« Sur le plan international, c’est une percée de la médecine traditionnelle chinoise », a déclaré Tu Youyou, co-lauréate cette année du prix Nobel de médecine. Ses recherches sur le paludisme ouvrent en effet de nouvelles perspectives à la fois pour soigner cette maladie qui tue un enfant chaque minute en Afrique, tout en donnant un nouvel élan à cette médecine naturelle sur un continent où les médicaments chimiques sont rares, chers et souvent contrefaits.
Le paludisme tue plus de 500 000 personnes par an, surtout des enfants africains. Le traitement le plus efficace est l’artémisinine, extrait d’une plante utilisée depuis des milliers d’années en Chine pour soigner la fièvre. Une découverte faite par la chercheuse chinoise dans les années 1970 et qui sert de base à plusieurs traitements expérimentaux. L’Ethiopie est un pays test en Afrique. A l’hôpital de Tulu Bolo, à 80 kilomètres au sud d’Addis Abeba, l’artémisinine est utilisé depuis un an à la place de la traditionnelle quinine, avec des résultats spectaculaires. On estime que 195 000 personnes pourraient être sauvées chaque année par cette plante miracle.
Depuis longtemps, la médecine traditionnelle chinoise a fait ses preuves. En 1949, le régime communiste a intégré la MTC (médecine traditionnelle chinoise) au système de santé publique et la plupart des hôpitaux ont un service spécialisé où l’on soigne avec des concoctions de plantes, de champignons ou d’herbes aux vertus particulières. Les médecins vous prennent le pouls, vous demandent de tirer la langue et prodiguent une médecine naturelle parfois accompagnée de massages ou d’acupuncture. Surprenant lorsque l’on est habitué comme en Occident aux thérapies chimiques.
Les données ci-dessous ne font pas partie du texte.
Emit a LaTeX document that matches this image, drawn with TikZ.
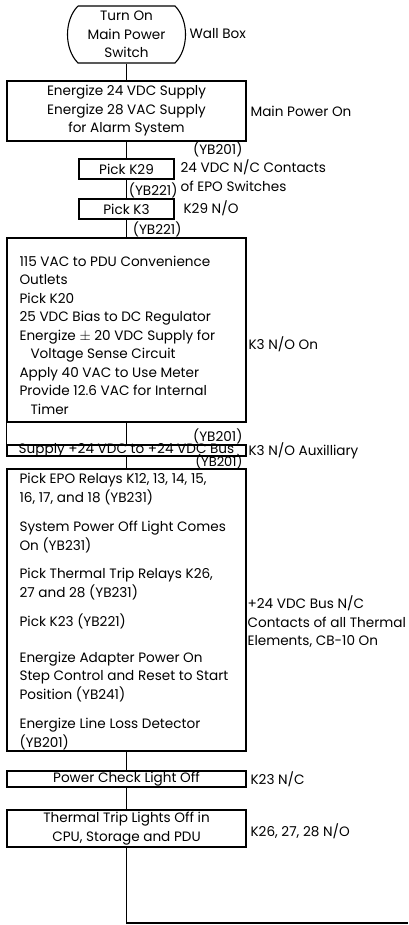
\documentclass[tikz,border=0pt]{standalone}
\usepackage{fontspec}
\setmainfont{Poppins}
\begin{document}
\begin{tikzpicture}[x=1pt,y=-1pt, line width=1.1pt,
  txt/.style={font=\fontsize{13.6}{18.5}\selectfont, inner sep=0pt},
  box/.style={draw, rectangle, inner sep=0pt, anchor=center},
  lab/.style={txt, anchor=west, align=left},
  yb/.style={txt, anchor=east},
  para/.style={txt, anchor=west, align=left}]
\useasboundingbox (0,0) rectangle (408,925);
% terminal
\draw (78,6) -- (175,6) .. controls (189,20) and (189,49) .. (175,63) -- (78,63) .. controls (64,49) and (64,20) .. (78,6);
\node[txt, align=center, minimum width=118pt, minimum height=57pt] (term) at (126.5,34.5) {Turn On\\Main Power\\Switch};
\node[lab] (lwall) at (189,34) {Wall Box};
% box2
\node[box, txt, align=center, minimum width=239pt, minimum height=60pt] (b2) at (126.5,111) {Energize 24 VDC Supply\\Energize 28 VAC Supply\\for Alarm System};
\node[lab] (lmain) at (250,111) {Main Power On};
\node[yb] (y1) at (243,149) {(YB201)};
% K29
\node[box, txt, minimum width=95pt, minimum height=20pt] (k29) at (126.5,169) {Pick K29};
\node[lab] (lk29) at (180,175.5) {24 VDC N/C Contacts\\of EPO Switches};
\node[yb] (y2) at (178,190) {(YB221)};
% K3
\node[box, txt, minimum width=95pt, minimum height=20pt] (k3) at (126.5,209) {Pick K3};
\node[lab] (lk3) at (183,208) {K29 N/O};
\node[yb] (y3) at (182,229) {(YB221)};
% box3
\node[box, minimum width=239pt, minimum height=184pt] (b3) at (126.5,330) {};
\node[para] (t3) at (19,335) {115 VAC to PDU Convenience\\Outlets\\Pick K20\\25 VDC Bias to DC Regulator\\Energize $\pm$ 20 VDC Supply for\\\hspace*{11pt}Voltage Sense Circuit\\Apply 40 VAC to Use Meter\\Provide 12.6 VAC for Internal\\\hspace*{11pt}Timer};
\node[lab] (lb3) at (248,344) {K3 N/O On};
\node[yb] (y4) at (243,436) {(YB201)};
% supply
\node[box, txt, minimum width=239pt, text height=8pt, text depth=3pt] (sup) at (126.5,450.5) {Supply +24 VDC to +24 VDC Bus};
\node[lab] (lsup) at (248,450.5) {K3 N/O Auxilliary};
\node[yb, font=\fontsize{13}{18}\selectfont] (y5) at (243,461.5) {(YB201)};
% box4
\node[box, minimum width=239pt, minimum height=282pt] (b4) at (126.5,610) {};
\node[para] (p1) at (19,489) {Pick EPO Relays K12, 13, 14, 15,\\16, 17, and 18 (YB231)};
\node[para] (p2) at (19,537) {System Power Off Light Comes\\On (YB231)};
\node[para] (p3) at (19,584) {Pick Thermal Trip Relays K26,\\27 and 28 (YB231)};
\node[para] (p4) at (19,621) {Pick K23 (YB221)};
\node[para] (p5) at (19,677) {Energize Adapter Power On\\Step Control and Reset to Start\\Position (YB241)};
\node[para] (p6) at (19,734) {Energize Line Loss Detector\\(YB201)};
\node[lab] (lb4) at (247,622) {+24 VDC Bus N/C\\Contacts of all Thermal\\Elements, CB-10 On};
% power check
\node[box, txt, minimum width=239pt, minimum height=16pt] (pc) at (126.5,779) {Power Check Light Off};
\node[lab] (lpc) at (250,779) {K23 N/C};
% thermal
\node[box, txt, align=center, minimum width=239pt, minimum height=37pt] (tt) at (126.5,828.5) {Thermal Trip Lights Off in\\CPU, Storage and PDU};
\node[lab] (ltt) at (250,831) {K26, 27, 28 N/O};
\coordinate (corner) at (126.5,923);
\coordinate (exit) at (408,923);
% connectors
\draw (term.south) -- (b2.north);
\draw (b2.south) -- (k29.north);
\draw (k29.south) -- (k3.north);
\draw (k3.south) -- (b3.north);
\draw (b3.south) -- (sup.north);
\draw (b3.south west) -- (sup.north west);
\draw (sup.south) -- (b4.north);
\draw (b4.south) -- (pc.north);
\draw (pc.south) -- (tt.north);
\draw (tt.south) -- (corner) -- (exit);
\end{tikzpicture}
\end{document}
Les premiers programmes de coopération entre les systèmes de santé chinois et africains ont eu lieu dans les années 1950 et de nombreux médecins chinois exercent aujourd’hui sur le continent. « Au Cameroun, la Chine a construit les hôpitaux de Guider et Mbalmayo qui sont parmi les plus grands du pays », relève le chercheur Hilaire de Prince Pokam dans son étude sur la médecine chinoise au Cameroun. Entre 1975 et 2011, quinze missions chinoises ont travaillé au Cameroun, soit un total d’environ 700 médecins. « Cette activité médicale chinoise au Cameroun constitue l’un des aspects de la puissance chinoise en Afrique », assure Hilaire de Prince Pokam.
Même engouement pour la MTC au Mali où exercent 16 000 médecins chinois. « La médecine chinoise fait partie intégrante du système de santé malien », explique un chercheur de l’université de Francfort qui a planché sur le sujet. « A la différence des médecins français ou russes, les Chinois ont appris le bambara pour communiquer avec leurs patients maliens. Ils sont présents depuis les années 1960 dans le pays », commente le professeur Matthias Gruber.
« Contrairement à l’Afrique du Sud où cette médecine traditionnelle est surtout utilisée au sein de la communauté chinoise, au Mali elle est pratiquée dans la rue par toutes sortes de praticiens et elle est souvent considérée comme une médecine alternative par la classe moyenne urbaine. »
La pharmacopée chinoise commence donc à prendre racine sur le continent. A plus d’un titre, les docteurs chinois ressemblent d’ailleurs aux guérisseurs traditionnels auxquels plus de 80 % de la population africaine font confiance selon l’OMC. Mais la grande différence réside en la capacité des Chinois à commercialiser cette pharmacopée. Depuis 2004, le laboratoire chinois Guilin Southern Pharmaceutical distribue ainsi un traitement contre le paludisme issu de la MTC et vendu beaucoup moins cher que les dérivés chimiques.
Le Chinois Tasly a quant à lui ouvert une filiale en Afrique du Sud. Le total des exportations de médicaments chinois sur le continent augmente de 10 % par an et dépasse déjà le milliard et demi de dollars de revenus annuels.
Pour l’heure, la médecine traditionnelle ne représente encore que 5 % des exportations de médicaments chinois sur le continent africain, et la Chine, qui devrait devenir le deuxième plus gros producteur de médicaments au monde d’ici cinq ans, mise beaucoup sur cette pharmacopée traditionnelle.